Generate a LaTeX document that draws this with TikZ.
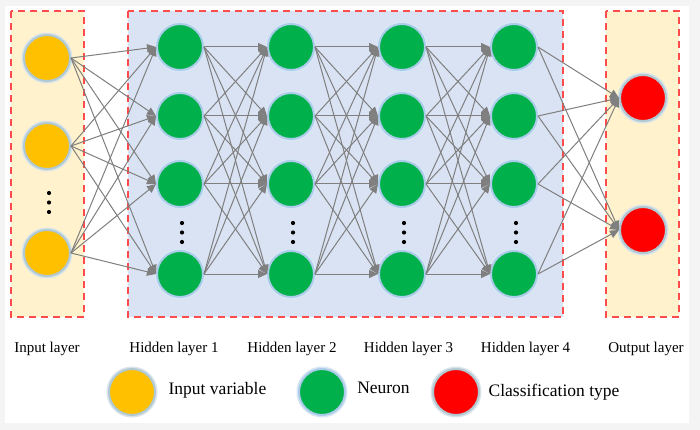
\documentclass[tikz,border=0pt]{standalone}
\usepackage{fontspec}
\setmainfont{Liberation Serif}
\usetikzlibrary{arrows.meta}
\definecolor{bgray}{HTML}{F4F4F4}
\definecolor{boxyellow}{HTML}{FFF2CC}
\definecolor{boxblue}{HTML}{DAE3F3}
\definecolor{dashred}{HTML}{FF4B4B}
\definecolor{nyellow}{HTML}{FFC000}
\definecolor{ngreen}{HTML}{00B04A}
\definecolor{nred}{HTML}{FF0000}
\definecolor{glowblue}{HTML}{9DC3E6}
\definecolor{glowgray}{HTML}{A3BFCB}
\definecolor{conngray}{HTML}{7F7F7F}
\tikzset{
  layerbox/.style={draw=dashred, line width=1.1pt, dash pattern=on 7pt off 5pt},
  neuronbase/.style={circle, minimum size=46pt, inner sep=0pt, line width=2pt,
     preaction={draw=#1!40, line width=5pt}, draw=#1!85},
  innode/.style={neuronbase=glowgray, fill=nyellow},
  hidnode/.style={neuronbase=glowblue, fill=ngreen},
  outnode/.style={neuronbase=glowgray, fill=nred},
  dotnode/.style={circle, fill=black, minimum size=4.2pt, inner sep=0pt},
  conn/.style={draw=conngray, line width=1pt, -{Triangle[length=9pt,width=8pt]}},
  layerlabel/.style={anchor=base, inner sep=0pt, font=\fontsize{15}{18}\selectfont},
  legendlabel/.style={anchor=base, inner sep=0pt, font=\fontsize{17.5}{21}\selectfont}
}
\begin{document}
\begin{tikzpicture}[x=1pt,y=-1pt]
\useasboundingbox (0,0) rectangle (700,430);
\fill[bgray] (0,0) rectangle (700,430);
\fill[white] (5,6) rectangle (689,423);
% layer boxes
\filldraw[layerbox, fill=boxyellow] (11,11) rectangle (84,317);
\filldraw[layerbox, fill=boxblue] (128,11) rectangle (563,317);
\filldraw[layerbox, fill=boxyellow] (606,11) rectangle (679,317);
% input nodes
\node[innode] (i1) at (47,58) {};
\node[innode] (i2) at (47,146) {};
\node[innode] (i3) at (47,253) {};
% hidden nodes
\foreach \l/\x in {1/180,2/291,3/402,4/514}{
  \node[hidnode] (h\l1) at (\x,47) {};
  \node[hidnode] (h\l2) at (\x,116) {};
  \node[hidnode] (h\l3) at (\x,184) {};
  \node[hidnode] (h\l4) at (\x,274) {};
  \node[dotnode] (d\l a) at (\x+2,223) {};
  \node[dotnode] (d\l b) at (\x+2,232.5) {};
  \node[dotnode] (d\l c) at (\x+2,242) {};
}
% output nodes
\node[outnode] (o1) at (643,98) {};
\node[outnode] (o2) at (643,230) {};
% input dots
\node[dotnode] (dia) at (49,193) {};
\node[dotnode] (dib) at (49,202.5) {};
\node[dotnode] (dic) at (49,212) {};
% connections
\foreach \a in {1,2,3}{
  \foreach \b in {1,2,3,4}{
    \draw[conn] (i\a.east) -- (h1\b.west);
  }
}
\foreach \l/\m in {1/2,2/3,3/4}{
  \foreach \a in {1,2,3,4}{
    \foreach \b in {1,2,3,4}{
      \draw[conn] (h\l\a.east) -- (h\m\b.west);
    }
  }
}
\foreach \a in {1,2,3,4}{
  \foreach \b in {1,2}{
    \draw[conn] (h4\a.east) -- (o\b.west);
  }
}
% layer labels
\node[layerlabel] (li) at (47,352) {Input layer};
\node[layerlabel] (lh1) at (174,352) {Hidden layer 1};
\node[layerlabel] (lh2) at (292,352) {Hidden layer 2};
\node[layerlabel] (lh3) at (408.5,352) {Hidden layer 3};
\node[layerlabel] (lh4) at (525.5,352) {Hidden layer 4};
\node[layerlabel] (lo) at (646,352) {Output layer};
% legend
\node[innode] (lg1) at (132,392) {};
\node[hidnode] (lg2) at (322,392) {};
\node[outnode] (lg3) at (456,392) {};
\node[legendlabel] (lt1) at (217.5,394) {Input variable};
\node[legendlabel] (lt2) at (383.5,393) {Neuron};
\node[legendlabel] (lt3) at (554,396) {Classification type};
\end{tikzpicture}
\end{document}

···

Repeat the material above verbatim. Leave the pictures behind.

Generate a LaTeX document that draws this with TikZ.
\documentclass[tikz,border=0pt]{standalone}
\usepackage{fontspec}
\setmainfont{Liberation Serif}
\usetikzlibrary{arrows.meta}
\definecolor{bgray}{HTML}{F4F4F4}
\definecolor{boxyellow}{HTML}{FFF2CC}
\definecolor{boxblue}{HTML}{DAE3F3}
\definecolor{dashred}{HTML}{FF4B4B}
\definecolor{nyellow}{HTML}{FFC000}
\definecolor{ngreen}{HTML}{00B04A}
\definecolor{nred}{HTML}{FF0000}
\definecolor{glowblue}{HTML}{9DC3E6}
\definecolor{glowgray}{HTML}{A3BFCB}
\definecolor{conngray}{HTML}{7F7F7F}
\tikzset{
  layerbox/.style={draw=dashred, line width=1.1pt, dash pattern=on 7pt off 5pt},
  neuronbase/.style={circle, minimum size=46pt, inner sep=0pt, line width=2pt,
     preaction={draw=#1!40, line width=5pt}, draw=#1!85},
  innode/.style={neuronbase=glowgray, fill=nyellow},
  hidnode/.style={neuronbase=glowblue, fill=ngreen},
  outnode/.style={neuronbase=glowgray, fill=nred},
  dotnode/.style={circle, fill=black, minimum size=4.2pt, inner sep=0pt},
  conn/.style={draw=conngray, line width=1pt, -{Triangle[length=9pt,width=8pt]}},
  layerlabel/.style={anchor=base, inner sep=0pt, font=\fontsize{15}{18}\selectfont},
  legendlabel/.style={anchor=base, inner sep=0pt, font=\fontsize{17.5}{21}\selectfont}
}
\begin{document}
\begin{tikzpicture}[x=1pt,y=-1pt]
\useasboundingbox (0,0) rectangle (700,430);
\fill[bgray] (0,0) rectangle (700,430);
\fill[white] (5,6) rectangle (689,423);
% layer boxes
\filldraw[layerbox, fill=boxyellow] (11,11) rectangle (84,317);
\filldraw[layerbox, fill=boxblue] (128,11) rectangle (563,317);
\filldraw[layerbox, fill=boxyellow] (606,11) rectangle (679,317);
% input nodes
\node[innode] (i1) at (47,58) {};
\node[innode] (i2) at (47,146) {};
\node[innode] (i3) at (47,253) {};
% hidden nodes
\foreach \l/\x in {1/180,2/291,3/402,4/514}{
  \node[hidnode] (h\l1) at (\x,47) {};
  \node[hidnode] (h\l2) at (\x,116) {};
  \node[hidnode] (h\l3) at (\x,184) {};
  \node[hidnode] (h\l4) at (\x,274) {};
  \node[dotnode] (d\l a) at (\x+2,223) {};
  \node[dotnode] (d\l b) at (\x+2,232.5) {};
  \node[dotnode] (d\l c) at (\x+2,242) {};
}
% output nodes
\node[outnode] (o1) at (643,98) {};
\node[outnode] (o2) at (643,230) {};
% input dots
\node[dotnode] (dia) at (49,193) {};
\node[dotnode] (dib) at (49,202.5) {};
\node[dotnode] (dic) at (49,212) {};
% connections
\foreach \a in {1,2,3}{
  \foreach \b in {1,2,3,4}{
    \draw[conn] (i\a.east) -- (h1\b.west);
  }
}
\foreach \l/\m in {1/2,2/3,3/4}{
  \foreach \a in {1,2,3,4}{
    \foreach \b in {1,2,3,4}{
      \draw[conn] (h\l\a.east) -- (h\m\b.west);
    }
  }
}
\foreach \a in {1,2,3,4}{
  \foreach \b in {1,2}{
    \draw[conn] (h4\a.east) -- (o\b.west);
  }
}
% layer labels
\node[layerlabel] (li) at (47,352) {Input layer};
\node[layerlabel] (lh1) at (174,352) {Hidden layer 1};
\node[layerlabel] (lh2) at (292,352) {Hidden layer 2};
\node[layerlabel] (lh3) at (408.5,352) {Hidden layer 3};
\node[layerlabel] (lh4) at (525.5,352) {Hidden layer 4};
\node[layerlabel] (lo) at (646,352) {Output layer};
% legend
\node[innode] (lg1) at (132,392) {};
\node[hidnode] (lg2) at (322,392) {};
\node[outnode] (lg3) at (456,392) {};
\node[legendlabel] (lt1) at (217.5,394) {Input variable};
\node[legendlabel] (lt2) at (383.5,393) {Neuron};
\node[legendlabel] (lt3) at (554,396) {Classification type};
\end{tikzpicture}
\end{document}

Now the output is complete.